Given these considerations, the costs to operate an administrative tribunal can vary greatly depending upon the tribunal's prescribed mandate and expected caseload. There are also costs for back office functions such as finance, human resources, etc., or case management system expenditures and a number of different support services that the tribunals need from time to time.
In reflection of these factors, the annual budgets of the administrative tribunals the ATSSC supports range from approximately $225,000 a year to up to about $28 million a year.
In terms of overall operating expenditures for the ATSSC, our total main estimates for 2019-20 are $92 million. These funds support the wide-ranging services that the ATSSC provides to the 11 tribunals. Approximately $68 million, or 74%, of these funds are dedicated to the core responsibilities that directly support the tribunal mandates, while the remaining $24 million, or 26%, is allotted to internal service operations.
The ATSSC closely monitors its budget to ensure that we are able to meet the needs of the tribunals.

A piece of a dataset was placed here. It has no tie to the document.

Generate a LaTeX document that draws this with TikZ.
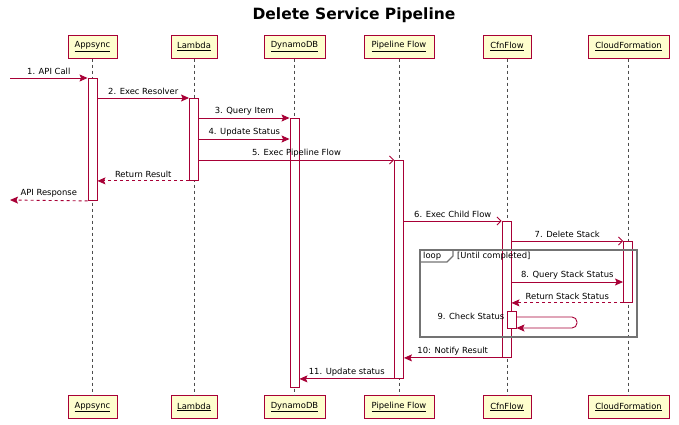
\documentclass[tikz,border=0pt]{standalone}
\usepackage{fontspec}
\setmainfont{DejaVu Sans}
\usepackage{xcolor}
\usetikzlibrary{arrows.meta,calc,positioning}
\definecolor{seqred}{HTML}{A80036}
\definecolor{seqfill}{HTML}{FEFECE}
\newcommand{\lblfont}{\fontsize{8.4}{10}\selectfont}
\tikzset{%
	actor/.style    = {draw=seqred, fill=seqfill, line width=1pt, minimum height=23pt, inner sep=0pt, font=\lblfont},
	active/.style   = {draw=seqred, fill=white, line width=0.9pt, minimum width=9pt, inner sep=0pt},
	lifeline/.style = {black!70, line width=0.8pt, dash pattern=on 3pt off 3pt},
	msg/.style      = {seqred, line width=0.9pt, -{Stealth[length=8pt,width=7pt,inset=1.5pt]}},
	ret/.style      = {msg, dash pattern=on 3pt off 3pt},
	async/.style    = {seqred, line width=0.9pt, -{Straight Barb[length=4pt,width=8pt]}},
	lbl/.style      = {above, inner sep=2.5pt, text=black, font=\lblfont},
	frame/.style    = {black!55, line width=1.2pt},
}
\newcommand{\act}[4]{\node[active, anchor=north, minimum height={#4-#3}] (#1) at (#2,#3) {};}

\begin{document}
\begin{tikzpicture}[x=1pt,y=-1pt]
	\useasboundingbox (0,0) rectangle (679,424);
	\node[font=\bfseries\fontsize{15.5}{18}\selectfont] (title) at (354,15) {Delete Service Pipeline};
	
	\foreach \n/\x/\w/\t in {A/92.5/49/Appsync, L/194/46/Lambda, D/294.5/61/DynamoDB, P/399/70/Pipeline Flow, C/507/48/CfnFlow, F/628.5/81/CloudFormation} {
		\node[actor, minimum width=\w pt] (p\n) at (\x,46.5) {\underline{\t}};
		\node[actor, minimum width=\w pt] (b\n) at (\x,407) {\underline{\t}};
		\draw[lifeline] (p\n) -- (b\n);
	}
	
	\act{aA}{92.5}{78}{200}
	\act{aL}{194}{98}{180}
	\act{aD}{294.5}{118}{387}
	\act{aP}{399}{160}{378}
	\act{aC}{506.5}{221}{357}
	\act{aF}{628}{241}{302}
	
	\draw[frame] (420,250) rectangle (637,337);
	\draw[frame] (420,262) -- (447,262) -- (453,256) -- (453,250);
	\node[anchor=west, inner sep=1pt, font=\lblfont] (loopT) at (422,256) {loop};
	\node[anchor=west, inner sep=1pt, font=\lblfont] (loopC) at (456,256) {[Until completed]};
	
	\act{aS}{511.5}{311}{328}
	
	\coordinate (inA) at (10,78);
	\coordinate (outA) at (10,200);
	\draw[msg] (inA) -- (aA.north west) node[lbl, midway] {1. API Call};
	\draw[msg] (aA.east |- 0,98) -- (aL.north west) node[lbl, midway] {2. Exec Resolver};
	\draw[msg] (aL.east |- 0,118) -- (aD.north west) node[lbl, midway] {3. Query Item};
	\draw[msg] (aL.east |- 0,139) -- (aD.west |- 0,139) node[lbl, midway] {4. Update Status};
	\draw[async] (aL.east |- 0,160) -- (aP.north west) node[lbl, midway] {5. Exec Pipeline Flow};
	\draw[ret] (aL.south west) -- (aA.east |- aL.south) node[lbl, midway] {Return Result};
	\draw[ret] (aA.south west) -- (outA) node[lbl, midway] {API Response};
	\draw[async] (aP.east |- 0,221) -- (aC.north west) node[lbl, midway] {6. Exec Child Flow};
	\draw[async] (aC.east |- 0,241) -- (aF.north west) node[lbl, midway] {7. Delete Stack};
	\draw[msg] (aC.east |- 0,282) -- (aF.west |- 0,282) node[lbl, midway] {8. Query Stack Status};
	\draw[ret] (aF.south west) -- (aC.east |- aF.south) node[lbl, midway] {Return Stack Status};
	\draw[msg, rounded corners=5pt] (aS.east |- 0,317) -- (577,317) -- (577,328) -- (aS.east |- 0,328);
	\node[anchor=east, inner sep=2pt, font=\lblfont] (chk) at (aS.west |- 0,316) {9. Check Status};
	\draw[msg] (aC.south west) -- (aP.east |- aC.south) node[lbl, midway] {10: Notify Result};
	\draw[msg] (aP.south west) -- (aD.east |- aP.south) node[lbl, midway] {11. Update status};
\end{tikzpicture}
\end{document}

This includes monitoring emerging trends to determine their potential impact on tribunal caseloads, monitoring legislative changes to assess their impact, and ensuring that budget planning and allocations have built-in flexibility to appropriately allocate the resources if and where required.
Mr. Chair, that concludes my remarks. I will be happy to answer questions from the members of the committee.

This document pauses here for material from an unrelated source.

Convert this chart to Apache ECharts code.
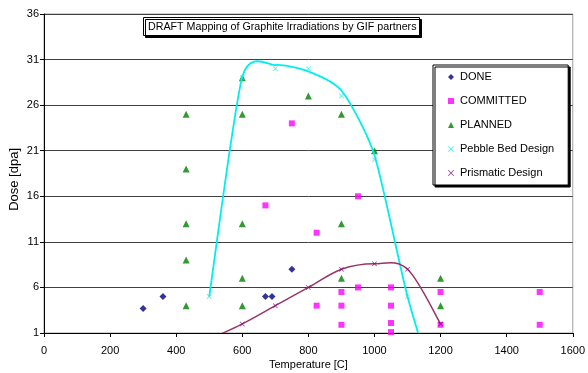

That was a good question, Mr. Clarke.
Welcome, Ms. Pelletier.
By the way, Ms. Pelletier is a former colleague from the Faculty of Law at the Université de Moncton. Actually, she studied with my wife. I studied law with Ms. Pelletier's older sister.
I am pleased to see you back here after all these years.
You heard the questions I asked the commissioner.
Earlier, I mentioned the administrative tribunal in Wales. We heard from Meri Huws as a witness. The position of Commissioner of Official Languages for Wales was created only seven years ago. Unless I am mistaken, in seven years, only 13 of its decisions have been challenged and none of them have been overturned by the administrative tribunal in question. It's unbelievable. This leads me to say that the legislation in Wales in this case must be extremely specific and not subject to interpretation for there to be so few complaints. In addition, the judgments must be very clear.
I will continue along the same lines as my friend Mr. Clarke.
A parallel has often been drawn with the Canadian Human Rights Tribunal, which is an administrative tribunal. I am not very familiar with the Canadian Human Rights Act. I am more familiar with the New Brunswick Human Rights Act, which must be similar. The act is very proactive in providing investigative powers and the power to ask an employer to remedy a situation. Those powers are fairly coercive, but that is why there were only 1,100 complaints across Canada, in all languages and provinces combined. That's not a lot.
Ms. Pelletier, is this small number of complaints across Canada the result of the fact that the Canadian Human Rights Act is not ambiguous and less open to interpretation than the Official Languages Act?